A significant part of my job is to evaluate the security of smart cards, in particular in the banking sector. The level of security achieved in today’s card is definitely quite good, and getting a PIN out of a banking smart card remains a very difficult task. Nevertheless, the latest paper of Cambridge’s research lab describes a nice attack on Chip & PIN.
Their attack does not even try to attack the card directly: the card is not the weakest link. Instead, they are attacking the terminal. Their attack is base on the use of a fake terminal that actually relays a financial transaction to a fake card, while displaying entirely unrelated information.
There are here two weak points that are exploited:
- A “bad” vendor must be possible to use a fake terminal.
- A “bad” customer must be able to use a fake card.
The first weak point causes no trouble at all. There is an incredibly large number of EMV terminal models, and there is no way to recognize a genuine one from a fake one. These terminals are supposed to be tamper-evident/resistant, but this usually means that the chipset is destroyed when the device is opened, and that it is difficult to put the screws back in. For somebody who wants to completely replace the inside of the terminal, these countermeasures simply don’t work.

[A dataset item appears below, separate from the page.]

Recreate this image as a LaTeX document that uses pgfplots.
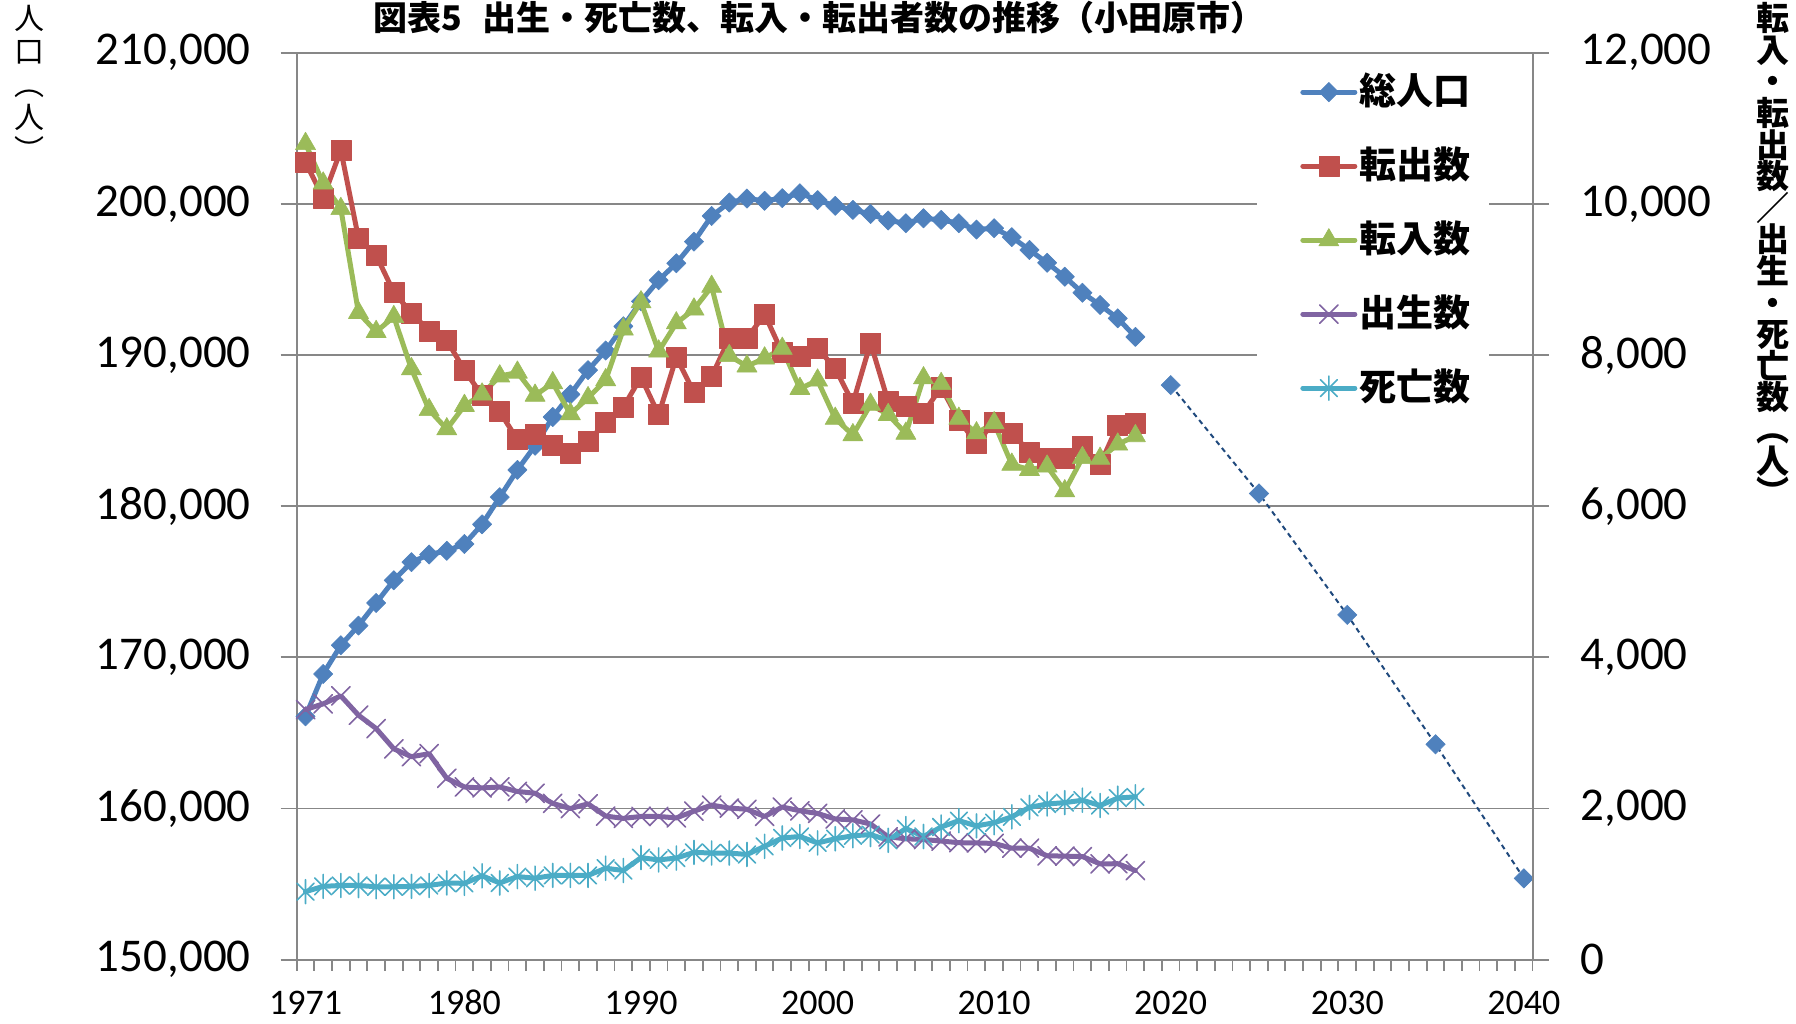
\documentclass[border=0pt]{standalone}
\usepackage{fontspec}
\setmainfont{Carlito}
\newfontfamily\cjk{Noto Sans CJK JP}
\usepackage{pgfplots}
\usepackage{pgfplotstable}
\pgfplotsset{compat=1.18}
\definecolor{cblue}{HTML}{4F81BD}
\definecolor{cred}{HTML}{C0504D}
\definecolor{cgreen}{HTML}{9BBB59}
\definecolor{cpurple}{HTML}{8064A2}
\definecolor{ccyan}{HTML}{4BACC6}
\definecolor{cnavy}{HTML}{1F497D}
\definecolor{gridgray}{HTML}{878787}
\pgfdeclareplotmark{xstar}{%
 \pgfpathmoveto{\pgfqpoint{0pt}{\pgfplotmarksize}}\pgfpathlineto{\pgfqpoint{0pt}{-\pgfplotmarksize}}%
 \pgfpathmoveto{\pgfqpoint{-.7071\pgfplotmarksize}{-.7071\pgfplotmarksize}}\pgfpathlineto{\pgfqpoint{.7071\pgfplotmarksize}{.7071\pgfplotmarksize}}%
 \pgfpathmoveto{\pgfqpoint{-.7071\pgfplotmarksize}{.7071\pgfplotmarksize}}\pgfpathlineto{\pgfqpoint{.7071\pgfplotmarksize}{-.7071\pgfplotmarksize}}%
 \pgfusepathqstroke}

\pgfplotstableread{
year pop
1971 166100
1972 168900
1973 170800
1974 172100
1975 173600
1976 175100
1977 176300
1978 176800
1979 177050
1980 177500
1981 178800
1982 180600
1983 182400
1984 184000
1985 185900
1986 187400
1987 189000
1988 190300
1989 191900
1990 193550
1991 194950
1992 196070
1993 197500
1994 199200
1995 200090
1996 200350
1997 200200
1998 200380
1999 200700
2000 200250
2001 199870
2002 199600
2003 199330
2004 198900
2005 198720
2006 199050
2007 198940
2008 198720
2009 198300
2010 198390
2011 197800
2012 196950
2013 196100
2014 195180
2015 194120
2016 193310
2017 192430
2018 191200
}\poptable

\pgfplotstableread{
year pop
2020 188010
2025 180840
2030 172810
2035 164250
2040 155380
}\projtable

\pgfplotstableread{
year out in birth death
1971 10550 10795 3310 900
1972 10080 10272 3385 970
1973 10710 9935 3490 982
1974 9545 8560 3235 982
1975 9320 8308 3058 965
1976 8830 8505 2790 965
1977 8555 7815 2686 970
1978 8320 7275 2725 982
1979 8195 7020 2400 1015
1980 7800 7330 2285 1010
1981 7465 7480 2272 1110
1982 7250 7720 2285 1015
1983 6880 7770 2226 1100
1984 6955 7465 2202 1078
1985 6808 7630 2068 1115
1986 6700 7220 2000 1115
1987 6852 7432 2062 1115
1988 7110 7670 1900 1210
1989 7312 8340 1870 1180
1990 7708 8700 1895 1350
1991 7210 8050 1895 1320
1992 7970 8422 1876 1345
1993 7505 8605 1965 1420
1994 7715 8905 2045 1411
1995 8220 7990 2006 1411
1996 8220 7852 1990 1392
1997 8540 7958 1895 1500
1998 8030 8085 2020 1610
1999 7982 7555 1970 1630
2000 8090 7665 1935 1545
2001 7822 7160 1862 1600
2002 7363 6942 1850 1640
2003 8160 7345 1795 1655
2004 7383 7210 1625 1580
2005 7318 6962 1600 1735
2006 7235 7695 1590 1630
2007 7575 7620 1570 1755
2008 7140 7160 1548 1840
2009 6834 6967 1545 1770
2010 7110 7100 1538 1812
2011 6970 6552 1475 1890
2012 6715 6483 1475 2015
2013 6640 6527 1375 2060
2014 6630 6200 1370 2078
2015 6789 6640 1365 2110
2016 6550 6630 1268 2040
2017 7070 6818 1270 2138
2018 7095 6930 1180 2155
}\flowtable

\pgfplotsset{
  common/.style={
    scale only axis, width=618pt, height=453.5pt,
    at={(0,0)}, anchor=south west,
    xmin=1970.5, xmax=2040.5,
    tick align=outside,
    major tick length=8pt, minor tick length=5.5pt,
    axis line style={gridgray, line width=0.9pt},
    tick style={gridgray, line width=0.9pt},
    scaled y ticks=false,
    yticklabel style={font=\fontsize{23.5}{23.5}\selectfont, /pgf/number format/fixed, /pgf/number format/1000 sep={,}, /pgf/number format/assume math mode=true},
  }
}

\begin{document}
\begin{tikzpicture}
\begin{axis}[common,
  ymin=150000, ymax=210000,
  ytick={150000,160000,...,210000},
  axis y line*=left, axis x line*=bottom,
  yticklabel style={xshift=-11.5pt},
  xtick={1971,1980,1990,2000,2010,2020,2030,2040},
  xticklabel style={anchor=base, yshift=-19.5pt, inner sep=0pt, font=\fontsize{18}{18}\selectfont, /pgf/number format/1000 sep={}, /pgf/number format/assume math mode=true},
  minor xtick={1970.5,1971.5,...,2040.5},
  major x tick style={draw=none},
  ymajorgrids, grid style={gridgray, line width=0.9pt},
]
\addplot[cblue, line width=2.5pt, line join=round, mark=square*, mark size=3.4pt,
  mark options={rotate=45, line width=0.3pt, fill=cblue, draw=cblue}]
  table[x=year, y=pop] {\poptable};
\addplot[cnavy, line width=1pt, dash pattern=on 2.5pt off 2pt, mark=square*, mark size=3.4pt,
  mark options={solid, rotate=45, line width=0.3pt, fill=cblue, draw=cblue}]
  table[x=year, y=pop] {\projtable};
\end{axis}
\begin{axis}[common,
  ymin=0, ymax=12000,
  ytick={0,2000,...,12000},
  axis y line*=right, axis x line=none,
  yticklabel style={xshift=12.5pt},
  legend cell align=left,
  legend style={at={(0.8117,0.979)}, anchor=north west, draw=none, fill=none,
    font=\cjk\bfseries\fontsize{18.5}{18.5}\selectfont, row sep=17pt, inner sep=0pt,
    nodes={inner sep=1pt, text height=15pt, text depth=3pt}},
  legend image code/.code={\draw[mark repeat=2, mark phase=2] plot coordinates {(0pt,0pt) (13pt,0pt) (26pt,0pt)};},
]
\fill[white] (rel axis cs:0.777,0.588) rectangle (rel axis cs:0.965,0.99);
\addlegendimage{cblue, line width=2.5pt, line cap=round, mark=square*, mark size=3.4pt,
  mark options={rotate=45, line width=0.3pt, fill=cblue, draw=cblue}}
\addlegendentry{総人口}
\addplot[cred, line width=2.5pt, line join=round, line cap=round, mark=square*, mark size=5pt,
  mark options={line width=0.3pt, fill=cred, draw=cred}]
  table[x=year, y=out] {\flowtable};
\addlegendentry{転出数}
\addplot[cgreen, line width=2.5pt, line join=round, line cap=round, mark=triangle*, mark size=5.8pt,
  mark options={line width=0.3pt, fill=cgreen, draw=cgreen}]
  table[x=year, y=in] {\flowtable};
\addlegendentry{転入数}
\addplot[cpurple, line width=2.5pt, line join=round, line cap=round, mark=x, mark size=6.5pt,
  mark options={line width=0.8pt}]
  table[x=year, y=birth] {\flowtable};
\addlegendentry{出生数}
\addplot[ccyan, line width=2.5pt, line join=round, line cap=round, mark=xstar, mark size=6pt,
  mark options={line width=0.8pt}]
  table[x=year, y=death] {\flowtable};
\addlegendentry{死亡数}
\end{axis}
\node[font=\cjk\bfseries\fontsize{17}{17}\selectfont] at (261pt,471pt)
  {図表5\hspace{0.6em}出生・死亡数、転入・転出者数の推移（小田原市）};
\node[font=\cjk\fontsize{15}{16.5}\selectfont, align=center, inner sep=0pt] at (-133.8pt,438pt)
  {人\\口\\︵\\人\\︶};
\node[font=\cjk\bfseries\fontsize{16.5}{15.8}\selectfont, align=center, inner sep=0pt] at (738.2pt,353pt)
  {転\\入\\・\\転\\出\\数\\／\\出\\生\\・\\死\\亡\\数\\︵\\人\\︶};
\pgfresetboundingbox
\path[use as bounding box] (-148.35pt,-32pt) rectangle (749.65pt,479.85pt);
\end{tikzpicture}
\end{document}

The second point is more delicate, as it may be difficult to build a fake card that is realistic enough. Systems like those used in many stores, in which the customer puts the card in the reader and then enters a PIN, make things easier, but the risk of detection remains high.
The authors also define several possible countermeasures, including the use of the cardholder’s mobile phone in the payment application. Of course, this only works if it also includes a part of the payment terminal’s functionality. And this of course means that the mobile phone must be really well secured. The main advantage here is that the attack described in the paper assumes that the cardholder is a victim, so it is unlikely that the victim will (at least willfully) hack its own cell phone. On the other hand, this could become a strong use case for malware developers, making cell phone an interesting target.
Finally, the principle of the attack is very interesting, especially as it has not been described in the most favorable setting. With more and more contactless and wireless cards and networks and phones and anything, it may become far easier to connnect a lot of devices in unexpected ways, and to build this kind of attack schemes.